Communicating consistently with team members is key for advice practice principals who are working remotely, as employees will need extra reassurance that they are being heard in the current high-stress environment, according to a financial services executive and mentor.
Financial Executive Women executive director Alex Tullio told ifa the group was getting consistent queries from members around how to best engage with team members as the advice industry transitioned to work from home during the coronavirus crisis.
“From a leader perspective, the challenge is how you still check in with your team and be an empathetic leader and pick up on the nuances of how people are doing through technology,” Ms Tullio said.
“We have been offering tips around how to get beyond surface level communications and really check on the team, because people have different levels of comfort on video so you need to be able to get beyond the more extroverted people who are happy to put their hand up and say they’re finding it challenging.”
Ms Tullio, who previously held executive roles at Bendigo Bank, IOOF and Consultum Financial Advisers, said given employees were isolated from family and friends on top of working from home, they needed extra communication from managers to allow them to feel connected and maintain productivity.
“People are craving connection and communication, so for leaders you can do the big live stream to all your staff and do it for different teams, or do something like an ‘ask me anything’ session,” she said.
“Even though the communication probably feels like you’re going overboard, people are really craving it.”
Ms Tullio said while principals did not want to feel as if they were micro managing their staff, it was important to have clear goals in place for employees to work towards, with some understanding that flexibility would be needed for things like caring for family.

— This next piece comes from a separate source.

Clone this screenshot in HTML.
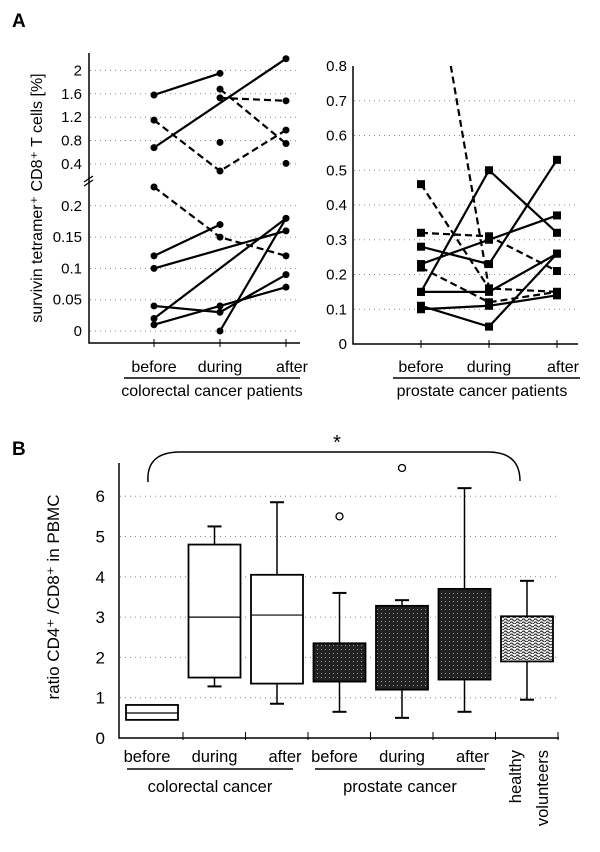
<!DOCTYPE html>
<html><head><meta charset="utf-8">
<style>
html,body{margin:0;padding:0;background:#fff;}
svg{display:block;font-family:"Liberation Sans",Arial,sans-serif;}
</style></head>
<body>
<svg id="fig" width="600" height="852" viewBox="0 0 600 852">
<defs>
<pattern id="stip" width="4" height="4" patternUnits="userSpaceOnUse">
<rect width="4" height="4" fill="#222"/><rect x="1" y="1" width="1" height="1" fill="#999"/></pattern>
<pattern id="wavy" width="6" height="6" patternUnits="userSpaceOnUse">
<rect width="6" height="6" fill="#fff"/><path d="M0 2 Q1.5 0 3 2 T6 2 M0 5 Q1.5 3 3 5 T6 5" stroke="#333" stroke-width="1.2" fill="none"/></pattern>
</defs>
<text x="12" y="27" font-size="19" font-weight="bold">A</text>
<text x="12" y="455" font-size="19" font-weight="bold">B</text>
<g id="gA1"></g>
<g id="gA2"></g>
<g id="gB"></g>
</svg>
<script>
// Panel A left (colorectal)
const catsA = ["before","during","after"];
const crUpper = [
 {v:[1.58,1.95,null],d:false},{v:[0.68,null,2.2],d:false},{v:[1.15,0.28,0.98],d:true},
 {v:[null,1.68,0.75],d:true},{v:[null,1.53,1.48],d:true},{v:[null,0.77,null],d:false},{v:[null,null,0.41],d:false}];
const crLower = [
 {v:[0.23,0.15,0.12],d:true},{v:[0.12,0.17,null],d:false},{v:[0.10,null,0.16],d:false},
 {v:[0.02,null,0.18],d:false},{v:[null,0.00,0.18],d:false},{v:[0.04,0.03,0.09],d:false},{v:[0.01,0.04,0.07],d:false}];
const crLowTicks = [0,0.05,0.1,0.15,0.2];
const crUpTicks = [0.4,0.8,1.2,1.6,2];
// Panel A right (prostate)
const prLines = [
 {v:[0.46,0.16,null],d:true},{v:[1.3,0.16,0.15],d:true},{v:[0.32,0.31,0.21],d:true},{v:[0.22,0.12,0.15],d:true},
 {v:[0.15,0.5,0.32],d:false},{v:[0.28,0.23,0.53],d:false},{v:[0.23,0.30,0.37],d:false},
 {v:[0.15,0.15,0.26],d:false},{v:[0.11,0.05,0.26],d:false},{v:[0.10,0.11,0.14],d:false}];
const prTicks = [0,0.1,0.2,0.3,0.4,0.5,0.6,0.7,0.8];
// Panel B
const bCats = ["cr-before","cr-during","cr-after","pr-before","pr-during","pr-after","healthy"];
const bNames = ["before","during","after","before","during","after",""];
const bLow = [null,1.28,0.85,0.65,0.5,0.65,0.95];
const bQ1 = [0.45,1.5,1.35,1.4,1.2,1.45,1.9];
const bMed = [0.62,3.0,3.05,null,null,null,null];
const bQ3 = [0.82,4.8,4.05,2.35,3.28,3.7,3.02];
const bHigh = [null,5.25,5.85,3.6,3.42,6.2,3.9];
const bOut = [null,null,null,5.5,6.7,null,null];
const bFill = ["#fff","#fff","#fff","url(#stip)","url(#stip)","url(#stip)","url(#wavy)"];
const bTicks = [0,1,2,3,4,5,6];

const NS="http://www.w3.org/2000/svg";
function mk(p,t,a,txt){const e=document.createElementNS(NS,t);for(const k in a)e.setAttribute(k,a[k]);if(txt!=null)e.textContent=txt;p.appendChild(e);return e;}

// ---- A left
const g1=document.getElementById('gA1');
const xA1=i=>154+i*66;
const yLow=v=>331-v/0.05*31.3;
const yUp=v=>164-(v-0.4)/0.4*23.4;
function grid(g,y,x0,x1){mk(g,'line',{x1:x0,x2:x1,y1:y,y2:y,stroke:'#888','stroke-dasharray':'1 4','stroke-width':1});}
crLowTicks.forEach(t=>{grid(g1,yLow(t),90,300);
 const e=mk(g1,'text',{x:82,y:yLow(t)+5,'font-size':15,'text-anchor':'end'},String(t));
 });
crUpTicks.forEach(t=>{grid(g1,yUp(t),90,300);
 const e=mk(g1,'text',{x:82,y:yUp(t)+5,'font-size':15,'text-anchor':'end'},String(t));
 });
mk(g1,'path',{d:'M89 53 V343 H300',stroke:'#000','stroke-width':1.5,fill:'none'});
mk(g1,'path',{d:'M84 182 l9 -6 M84 186 l9 -6',stroke:'#000','stroke-width':1.3});
function drawLines(g,data,xf,yf,marker){
 data.forEach(s=>{
  const pts=[];s.v.forEach((v,i)=>{if(v!=null)pts.push([xf(i),yf(v)]);});
  if(pts.length>1){const l=mk(g,'polyline',{points:pts.map(p=>p.join(',')).join(' '),fill:'none',stroke:'#000','stroke-width':2.2,'stroke-dasharray':s.d?'7 4':'none'});
   }
  pts.forEach(p=>{if(p[1]<40)return;const m=marker==='sq'?mk(g,'rect',{x:p[0]-4,y:p[1]-4,width:8,height:8,fill:'#000'}):mk(g,'circle',{cx:p[0],cy:p[1],r:3.5,fill:'#000'});
   });
 });
}
drawLines(g1,crLower,xA1,yLow,'c');
drawLines(g1,crUpper,xA1,yUp,'c');
catsA.forEach((c,i)=>{mk(g1,'line',{x1:xA1(i),x2:xA1(i),y1:339,y2:347,stroke:'#000'});
 const t=mk(g1,'text',{x:xA1(i)+(i==2?6:0),y:372,'font-size':16,'text-anchor':'middle'},c);
 });
mk(g1,'line',{x1:124,x2:300,y1:378,y2:378,stroke:'#000','stroke-width':1.5});
mk(g1,'text',{x:212,y:396,'font-size':16,'text-anchor':'middle'},'colorectal cancer patients');
mk(g1,'text',{x:0,y:0,'font-size':16,'text-anchor':'middle',transform:'translate(42,198) rotate(-90)'},'survivin tetramer⁺ CD8⁺ T cells [%]');

// ---- A right
const g2=document.getElementById('gA2');
const xA2=i=>421+i*68;
const yPr=v=>344-v/0.1*34.75;
prTicks.forEach(t=>{if(t>0&&t<0.8)grid(g2,yPr(t),354,578);
 const e=mk(g2,'text',{x:347,y:yPr(t)+5,'font-size':15,'text-anchor':'end'},String(t));
 });
const cl=mk(g2,'clipPath',{id:'clipPr'});mk(cl,'rect',{x:340,y:66,width:260,height:290});
const gp=mk(g2,'g',{'clip-path':'url(#clipPr)'});
drawLines(gp,prLines,xA2,yPr,'sq');
mk(g2,'path',{d:'M353 66 V344 H578',stroke:'#000','stroke-width':1.5,fill:'none'});
catsA.forEach((c,i)=>{mk(g2,'line',{x1:xA2(i),x2:xA2(i),y1:340,y2:348,stroke:'#000'});
 const t=mk(g2,'text',{x:xA2(i)+(i==2?6:0),y:372,'font-size':16,'text-anchor':'middle'},c);
 });
mk(g2,'line',{x1:393,x2:580,y1:378,y2:378,stroke:'#000','stroke-width':1.5});
mk(g2,'text',{x:482,y:396,'font-size':16,'text-anchor':'middle'},'prostate cancer patients');

// ---- B
const gB=document.getElementById('gB');
const xB=i=>152+i*62.5;
const yB=v=>738-v*40.3;
bTicks.forEach(t=>{if(t>0)grid(gB,yB(t),120,559);
 const e=mk(gB,'text',{x:105,y:yB(t)+6,'font-size':17,'text-anchor':'end'},String(t));
 });
mk(gB,'path',{d:'M119 463 V738 H559',stroke:'#000','stroke-width':1.5,fill:'none'});
for(let i=0;i<7;i++)mk(gB,'line',{x1:xB(i)+31,x2:xB(i)+31,y1:732,y2:740,stroke:'#000'});
bCats.forEach((c,i)=>{
 const x=xB(i),w=52;
 if(bHigh[i]!=null){
  mk(gB,'line',{x1:x,x2:x,y1:yB(bHigh[i]),y2:yB(bQ3[i]),stroke:'#000','stroke-width':1.5});
  mk(gB,'line',{x1:x-7,x2:x+7,y1:yB(bHigh[i]),y2:yB(bHigh[i]),stroke:'#000','stroke-width':2});
  mk(gB,'line',{x1:x,x2:x,y1:yB(bLow[i]),y2:yB(bQ1[i]),stroke:'#000','stroke-width':1.5});
  mk(gB,'line',{x1:x-7,x2:x+7,y1:yB(bLow[i]),y2:yB(bLow[i]),stroke:'#000','stroke-width':2});
 }
 const r=mk(gB,'rect',{x:x-w/2,y:yB(bQ3[i]),width:w,height:yB(bQ1[i])-yB(bQ3[i]),fill:bFill[i],stroke:'#000','stroke-width':1.8});
 
 if(bMed[i]!=null)mk(gB,'line',{x1:x-w/2,x2:x+w/2,y1:yB(bMed[i]),y2:yB(bMed[i]),stroke:'#000','stroke-width':1.2});
 if(bOut[i]!=null){const o=mk(gB,'circle',{cx:x,cy:yB(bOut[i]),r:3.5,fill:'none',stroke:'#000','stroke-width':1.3});
  }
 if(bNames[i]){const t=mk(gB,'text',{x:x+(i%3==2?8:(i%3==1?0:-5)),y:762,'font-size':16.5,'text-anchor':'middle'},bNames[i]);
  }
});
mk(gB,'path',{d:'M148 482 Q146 452 180 452 H488 Q520 452 520 481',fill:'none',stroke:'#000','stroke-width':1.5});
mk(gB,'text',{x:337,y:449,'font-size':20,'text-anchor':'middle'},'*');
mk(gB,'text',{x:0,y:0,'font-size':17,'text-anchor':'middle',transform:'translate(59,597) rotate(-90)'},'ratio CD4⁺ /CD8⁺ in PBMC');
mk(gB,'line',{x1:127,x2:293,y1:769,y2:769,stroke:'#000','stroke-width':1.5});
mk(gB,'line',{x1:315,x2:485,y1:769,y2:769,stroke:'#000','stroke-width':1.5});
mk(gB,'text',{x:210,y:792,'font-size':16.5,'text-anchor':'middle'},'colorectal cancer');
mk(gB,'text',{x:400,y:792,'font-size':16.5,'text-anchor':'middle'},'prostate cancer');
mk(gB,'text',{x:0,y:0,'font-size':16.5,'text-anchor':'end',transform:'translate(521,750) rotate(-90)'},'healthy');
mk(gB,'text',{x:0,y:0,'font-size':16.5,'text-anchor':'end',transform:'translate(548,750) rotate(-90)'},'volunteers');
</script>
</body></html>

“We’ve had a few of our members ask about the difference between micromanaging and checking in, and my advice would be that you’ve got to trust your people, trust that they are doing the right thing even when you can’t see them,” she said.
“It’s not about micromanaging because you’ll drive yourself and them mad – be clear about what are the measures of success.”
Ms Tullio added that the idea of focusing on outcomes rather than hours worked had been a key theme of the group’s ongoing digital events, which had seen executives such as Iress’ Tizzy Vigilante and OneVue’s Connie Mckeage provide leadership tips to members through the crisis.